(Entries with chart source code)
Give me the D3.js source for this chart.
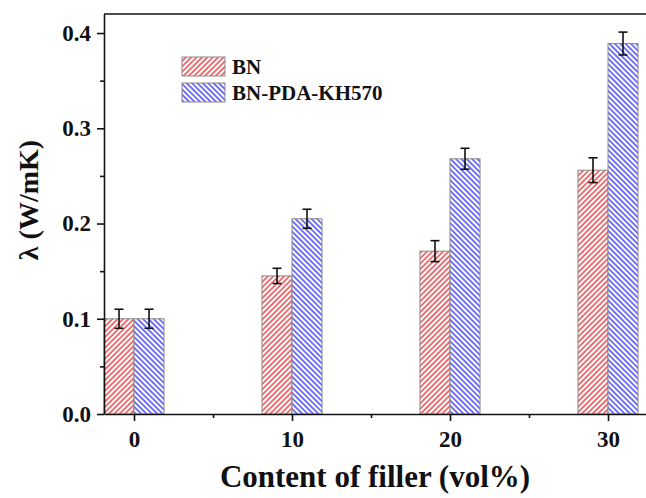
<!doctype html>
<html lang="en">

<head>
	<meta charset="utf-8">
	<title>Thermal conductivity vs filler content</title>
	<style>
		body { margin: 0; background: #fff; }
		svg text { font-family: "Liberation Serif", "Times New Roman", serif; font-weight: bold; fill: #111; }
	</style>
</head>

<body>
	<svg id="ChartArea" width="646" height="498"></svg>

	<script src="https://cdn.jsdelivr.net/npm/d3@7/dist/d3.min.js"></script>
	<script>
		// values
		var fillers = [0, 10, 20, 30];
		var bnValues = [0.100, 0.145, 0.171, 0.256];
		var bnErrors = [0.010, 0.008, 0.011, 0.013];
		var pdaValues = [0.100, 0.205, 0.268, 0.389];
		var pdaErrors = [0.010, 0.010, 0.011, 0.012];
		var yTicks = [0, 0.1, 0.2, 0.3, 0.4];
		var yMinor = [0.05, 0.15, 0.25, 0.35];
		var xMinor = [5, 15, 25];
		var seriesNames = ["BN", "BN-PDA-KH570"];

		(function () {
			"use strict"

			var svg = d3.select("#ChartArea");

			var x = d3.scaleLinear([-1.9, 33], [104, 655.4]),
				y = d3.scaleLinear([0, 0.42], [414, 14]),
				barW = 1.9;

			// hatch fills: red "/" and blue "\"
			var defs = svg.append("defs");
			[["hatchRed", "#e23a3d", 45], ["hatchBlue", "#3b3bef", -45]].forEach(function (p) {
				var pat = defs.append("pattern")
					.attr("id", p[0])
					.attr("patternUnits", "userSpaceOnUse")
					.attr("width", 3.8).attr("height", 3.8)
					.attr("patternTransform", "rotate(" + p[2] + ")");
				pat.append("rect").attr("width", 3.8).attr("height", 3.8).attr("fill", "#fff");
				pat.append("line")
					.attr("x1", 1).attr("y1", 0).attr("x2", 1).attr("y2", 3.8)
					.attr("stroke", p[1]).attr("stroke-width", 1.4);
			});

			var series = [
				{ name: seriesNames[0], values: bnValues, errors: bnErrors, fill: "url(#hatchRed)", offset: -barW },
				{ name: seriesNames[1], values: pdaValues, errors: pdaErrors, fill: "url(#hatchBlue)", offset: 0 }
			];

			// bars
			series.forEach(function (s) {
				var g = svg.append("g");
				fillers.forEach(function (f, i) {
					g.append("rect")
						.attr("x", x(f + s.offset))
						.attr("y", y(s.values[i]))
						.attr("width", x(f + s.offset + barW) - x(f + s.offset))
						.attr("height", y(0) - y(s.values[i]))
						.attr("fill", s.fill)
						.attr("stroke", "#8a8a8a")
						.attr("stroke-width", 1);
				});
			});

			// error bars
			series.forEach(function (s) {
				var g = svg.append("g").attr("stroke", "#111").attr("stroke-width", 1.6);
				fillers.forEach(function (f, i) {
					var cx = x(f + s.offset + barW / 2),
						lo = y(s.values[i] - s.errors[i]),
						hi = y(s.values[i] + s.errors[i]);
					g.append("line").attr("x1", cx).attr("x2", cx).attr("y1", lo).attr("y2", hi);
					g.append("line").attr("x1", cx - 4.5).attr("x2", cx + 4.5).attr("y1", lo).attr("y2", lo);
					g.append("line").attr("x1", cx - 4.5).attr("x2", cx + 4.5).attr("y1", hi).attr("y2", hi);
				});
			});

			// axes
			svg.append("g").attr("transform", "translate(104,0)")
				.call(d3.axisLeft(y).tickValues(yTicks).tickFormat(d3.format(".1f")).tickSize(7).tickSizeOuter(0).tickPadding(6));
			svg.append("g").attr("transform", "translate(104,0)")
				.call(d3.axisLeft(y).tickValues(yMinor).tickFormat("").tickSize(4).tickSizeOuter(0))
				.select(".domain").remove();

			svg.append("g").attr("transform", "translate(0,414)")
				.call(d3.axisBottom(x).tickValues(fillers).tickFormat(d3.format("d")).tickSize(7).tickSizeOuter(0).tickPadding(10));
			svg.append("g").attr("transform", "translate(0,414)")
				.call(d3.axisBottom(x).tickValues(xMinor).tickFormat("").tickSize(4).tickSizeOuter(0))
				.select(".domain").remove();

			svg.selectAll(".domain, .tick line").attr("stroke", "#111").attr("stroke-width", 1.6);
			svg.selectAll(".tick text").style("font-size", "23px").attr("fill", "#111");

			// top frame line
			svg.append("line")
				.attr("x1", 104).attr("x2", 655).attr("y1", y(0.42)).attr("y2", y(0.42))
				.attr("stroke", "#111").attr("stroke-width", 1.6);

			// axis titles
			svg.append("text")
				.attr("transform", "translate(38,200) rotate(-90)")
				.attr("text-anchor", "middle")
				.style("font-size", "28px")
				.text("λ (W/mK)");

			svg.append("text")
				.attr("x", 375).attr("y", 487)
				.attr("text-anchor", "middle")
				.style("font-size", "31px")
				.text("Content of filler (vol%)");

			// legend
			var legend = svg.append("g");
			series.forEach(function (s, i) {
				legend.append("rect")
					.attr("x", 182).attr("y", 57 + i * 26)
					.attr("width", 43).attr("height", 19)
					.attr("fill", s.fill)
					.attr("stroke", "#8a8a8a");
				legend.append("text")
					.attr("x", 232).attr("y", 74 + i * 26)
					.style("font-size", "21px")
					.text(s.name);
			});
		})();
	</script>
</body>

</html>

==

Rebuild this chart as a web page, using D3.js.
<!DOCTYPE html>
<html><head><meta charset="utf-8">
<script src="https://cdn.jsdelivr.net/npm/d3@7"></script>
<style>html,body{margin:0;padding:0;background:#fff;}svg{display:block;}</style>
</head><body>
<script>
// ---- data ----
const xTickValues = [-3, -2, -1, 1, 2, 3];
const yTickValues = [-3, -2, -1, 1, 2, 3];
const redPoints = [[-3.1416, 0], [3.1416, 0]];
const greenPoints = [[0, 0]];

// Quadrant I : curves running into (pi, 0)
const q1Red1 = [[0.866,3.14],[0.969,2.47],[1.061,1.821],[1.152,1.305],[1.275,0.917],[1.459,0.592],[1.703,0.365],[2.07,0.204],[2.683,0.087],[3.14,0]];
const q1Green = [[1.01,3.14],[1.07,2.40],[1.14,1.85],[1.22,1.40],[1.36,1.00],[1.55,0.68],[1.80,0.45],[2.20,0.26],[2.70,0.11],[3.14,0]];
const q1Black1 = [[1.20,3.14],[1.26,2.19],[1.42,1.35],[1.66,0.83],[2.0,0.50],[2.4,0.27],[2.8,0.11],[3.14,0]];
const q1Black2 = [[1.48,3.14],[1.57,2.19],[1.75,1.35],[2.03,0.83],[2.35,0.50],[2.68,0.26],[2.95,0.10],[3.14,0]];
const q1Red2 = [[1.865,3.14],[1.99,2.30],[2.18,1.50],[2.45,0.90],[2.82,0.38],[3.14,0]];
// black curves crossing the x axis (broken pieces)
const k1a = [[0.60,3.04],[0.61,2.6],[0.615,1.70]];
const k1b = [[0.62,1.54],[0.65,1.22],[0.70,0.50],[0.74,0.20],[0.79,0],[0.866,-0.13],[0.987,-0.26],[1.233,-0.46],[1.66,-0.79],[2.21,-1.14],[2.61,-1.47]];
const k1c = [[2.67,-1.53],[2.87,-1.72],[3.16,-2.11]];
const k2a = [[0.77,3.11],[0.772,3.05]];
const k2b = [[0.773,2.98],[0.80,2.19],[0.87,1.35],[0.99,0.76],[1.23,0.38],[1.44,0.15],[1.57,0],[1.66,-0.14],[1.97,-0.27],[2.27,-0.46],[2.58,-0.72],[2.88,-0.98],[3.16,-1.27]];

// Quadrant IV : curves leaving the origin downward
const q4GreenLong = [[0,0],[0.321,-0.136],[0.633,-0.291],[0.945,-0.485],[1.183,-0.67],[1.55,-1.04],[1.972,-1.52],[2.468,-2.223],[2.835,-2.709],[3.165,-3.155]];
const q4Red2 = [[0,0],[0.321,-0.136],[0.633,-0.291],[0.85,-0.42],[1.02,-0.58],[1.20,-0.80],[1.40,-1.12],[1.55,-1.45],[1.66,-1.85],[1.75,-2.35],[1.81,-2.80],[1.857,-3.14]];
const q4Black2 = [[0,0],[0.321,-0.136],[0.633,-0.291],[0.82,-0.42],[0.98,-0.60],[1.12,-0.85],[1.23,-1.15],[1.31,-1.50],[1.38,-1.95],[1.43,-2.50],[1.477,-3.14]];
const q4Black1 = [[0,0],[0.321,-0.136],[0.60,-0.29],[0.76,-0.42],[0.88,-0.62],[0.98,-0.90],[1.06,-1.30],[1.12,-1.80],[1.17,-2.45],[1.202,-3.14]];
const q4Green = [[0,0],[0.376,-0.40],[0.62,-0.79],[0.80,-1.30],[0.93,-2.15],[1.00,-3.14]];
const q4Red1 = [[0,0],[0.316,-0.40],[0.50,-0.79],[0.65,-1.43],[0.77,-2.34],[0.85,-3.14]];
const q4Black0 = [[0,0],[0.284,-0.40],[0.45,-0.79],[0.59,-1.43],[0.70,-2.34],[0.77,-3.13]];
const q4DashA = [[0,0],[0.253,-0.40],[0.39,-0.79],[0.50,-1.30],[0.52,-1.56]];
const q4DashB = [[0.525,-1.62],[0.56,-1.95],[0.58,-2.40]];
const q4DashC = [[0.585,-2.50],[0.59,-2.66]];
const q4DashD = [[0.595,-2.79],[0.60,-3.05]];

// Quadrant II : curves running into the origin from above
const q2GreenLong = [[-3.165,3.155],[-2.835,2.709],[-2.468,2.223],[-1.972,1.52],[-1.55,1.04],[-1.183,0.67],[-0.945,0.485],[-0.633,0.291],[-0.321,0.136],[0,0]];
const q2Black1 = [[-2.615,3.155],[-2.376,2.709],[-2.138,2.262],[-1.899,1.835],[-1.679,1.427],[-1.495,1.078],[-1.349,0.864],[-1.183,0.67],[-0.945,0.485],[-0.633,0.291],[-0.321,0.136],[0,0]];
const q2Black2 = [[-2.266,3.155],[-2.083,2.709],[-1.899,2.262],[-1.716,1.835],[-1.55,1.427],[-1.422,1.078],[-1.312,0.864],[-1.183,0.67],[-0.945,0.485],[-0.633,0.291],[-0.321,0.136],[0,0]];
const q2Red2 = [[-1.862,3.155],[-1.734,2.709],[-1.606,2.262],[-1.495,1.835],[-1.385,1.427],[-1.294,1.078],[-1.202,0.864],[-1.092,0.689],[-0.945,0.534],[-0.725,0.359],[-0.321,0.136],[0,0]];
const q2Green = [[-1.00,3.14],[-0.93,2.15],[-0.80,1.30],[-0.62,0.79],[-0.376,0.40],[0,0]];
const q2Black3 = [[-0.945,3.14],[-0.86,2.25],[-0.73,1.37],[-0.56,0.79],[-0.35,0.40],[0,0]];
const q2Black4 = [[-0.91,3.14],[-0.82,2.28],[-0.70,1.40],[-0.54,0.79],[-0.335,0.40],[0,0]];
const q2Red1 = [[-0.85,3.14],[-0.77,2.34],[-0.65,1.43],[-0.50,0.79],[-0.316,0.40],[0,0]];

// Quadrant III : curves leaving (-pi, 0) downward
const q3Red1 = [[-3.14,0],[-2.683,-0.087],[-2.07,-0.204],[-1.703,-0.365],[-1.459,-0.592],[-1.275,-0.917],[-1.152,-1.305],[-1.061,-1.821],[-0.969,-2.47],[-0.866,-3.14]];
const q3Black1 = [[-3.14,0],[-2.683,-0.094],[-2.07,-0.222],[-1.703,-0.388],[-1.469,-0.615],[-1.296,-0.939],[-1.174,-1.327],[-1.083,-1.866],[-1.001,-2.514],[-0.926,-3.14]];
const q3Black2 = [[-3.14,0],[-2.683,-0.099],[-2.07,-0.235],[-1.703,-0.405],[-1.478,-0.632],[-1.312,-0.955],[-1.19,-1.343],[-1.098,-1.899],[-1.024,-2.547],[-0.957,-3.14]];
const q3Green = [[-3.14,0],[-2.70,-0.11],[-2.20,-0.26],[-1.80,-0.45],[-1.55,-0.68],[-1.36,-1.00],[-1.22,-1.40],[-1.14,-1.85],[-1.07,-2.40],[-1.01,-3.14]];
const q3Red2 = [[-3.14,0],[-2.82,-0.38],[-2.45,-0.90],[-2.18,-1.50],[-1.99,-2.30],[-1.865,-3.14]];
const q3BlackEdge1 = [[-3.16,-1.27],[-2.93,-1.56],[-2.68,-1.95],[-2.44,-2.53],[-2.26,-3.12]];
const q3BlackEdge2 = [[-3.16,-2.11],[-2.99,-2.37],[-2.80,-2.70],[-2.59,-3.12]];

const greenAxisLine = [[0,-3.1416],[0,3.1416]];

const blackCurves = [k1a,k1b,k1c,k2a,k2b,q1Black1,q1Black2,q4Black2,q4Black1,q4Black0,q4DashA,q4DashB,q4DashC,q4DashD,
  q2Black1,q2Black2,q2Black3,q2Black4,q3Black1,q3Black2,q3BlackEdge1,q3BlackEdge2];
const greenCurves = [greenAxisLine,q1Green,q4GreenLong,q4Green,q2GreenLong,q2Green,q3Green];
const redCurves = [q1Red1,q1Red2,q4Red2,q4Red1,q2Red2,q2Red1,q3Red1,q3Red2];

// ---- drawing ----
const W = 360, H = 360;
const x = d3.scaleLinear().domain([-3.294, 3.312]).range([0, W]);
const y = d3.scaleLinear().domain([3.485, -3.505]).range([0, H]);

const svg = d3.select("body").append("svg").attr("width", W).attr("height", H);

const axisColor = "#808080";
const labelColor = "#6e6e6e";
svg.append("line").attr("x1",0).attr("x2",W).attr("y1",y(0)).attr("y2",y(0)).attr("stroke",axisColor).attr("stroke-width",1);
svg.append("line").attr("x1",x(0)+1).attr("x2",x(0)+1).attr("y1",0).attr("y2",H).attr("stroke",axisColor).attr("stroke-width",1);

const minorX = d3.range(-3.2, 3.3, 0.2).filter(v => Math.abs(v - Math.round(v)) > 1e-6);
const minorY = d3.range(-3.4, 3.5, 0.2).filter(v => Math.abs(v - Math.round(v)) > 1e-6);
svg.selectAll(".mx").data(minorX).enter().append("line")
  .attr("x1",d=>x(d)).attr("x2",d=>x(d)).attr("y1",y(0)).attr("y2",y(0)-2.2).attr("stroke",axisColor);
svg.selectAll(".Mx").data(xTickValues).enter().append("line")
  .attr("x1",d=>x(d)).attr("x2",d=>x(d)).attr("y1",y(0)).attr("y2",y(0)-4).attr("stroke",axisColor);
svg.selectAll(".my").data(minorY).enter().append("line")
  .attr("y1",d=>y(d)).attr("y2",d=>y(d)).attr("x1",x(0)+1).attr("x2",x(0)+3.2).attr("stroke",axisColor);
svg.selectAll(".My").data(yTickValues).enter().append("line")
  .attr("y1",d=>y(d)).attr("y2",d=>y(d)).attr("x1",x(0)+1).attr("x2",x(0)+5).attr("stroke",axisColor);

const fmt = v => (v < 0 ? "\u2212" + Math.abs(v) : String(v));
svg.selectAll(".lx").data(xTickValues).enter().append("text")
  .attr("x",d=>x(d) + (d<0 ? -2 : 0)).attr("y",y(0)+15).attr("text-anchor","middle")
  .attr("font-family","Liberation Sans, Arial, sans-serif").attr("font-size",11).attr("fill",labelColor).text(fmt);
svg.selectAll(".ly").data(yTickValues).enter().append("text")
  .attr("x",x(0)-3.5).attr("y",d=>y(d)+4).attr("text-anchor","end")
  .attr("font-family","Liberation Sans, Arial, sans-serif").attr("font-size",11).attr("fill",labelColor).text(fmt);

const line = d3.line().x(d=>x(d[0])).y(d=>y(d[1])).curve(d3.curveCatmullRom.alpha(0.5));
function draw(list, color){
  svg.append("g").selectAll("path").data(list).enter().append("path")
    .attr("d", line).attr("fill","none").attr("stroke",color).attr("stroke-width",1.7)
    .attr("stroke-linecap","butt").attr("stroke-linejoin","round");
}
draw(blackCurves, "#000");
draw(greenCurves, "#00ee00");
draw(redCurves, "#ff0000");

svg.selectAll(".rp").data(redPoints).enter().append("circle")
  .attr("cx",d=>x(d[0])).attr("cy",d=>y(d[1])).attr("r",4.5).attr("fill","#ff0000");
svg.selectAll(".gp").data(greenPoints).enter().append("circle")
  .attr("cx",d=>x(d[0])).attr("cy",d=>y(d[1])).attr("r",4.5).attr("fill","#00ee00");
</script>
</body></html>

*Aim*:
Give again, word for word, every line of the listing above from the one with "Rebuild this chart" to the one with "const greenPoints = [[0, 0]];", both inclusive, and nothing beyond them.

*The completed task*:
Rebuild this chart as a web page, using D3.js.
<!DOCTYPE html>
<html><head><meta charset="utf-8">
<script src="https://cdn.jsdelivr.net/npm/d3@7"></script>
<style>html,body{margin:0;padding:0;background:#fff;}svg{display:block;}</style>
</head><body>
<script>
// ---- data ----
const xTickValues = [-3, -2, -1, 1, 2, 3];
const yTickValues = [-3, -2, -1, 1, 2, 3];
const redPoints = [[-3.1416, 0], [3.1416, 0]];
const greenPoints = [[0, 0]];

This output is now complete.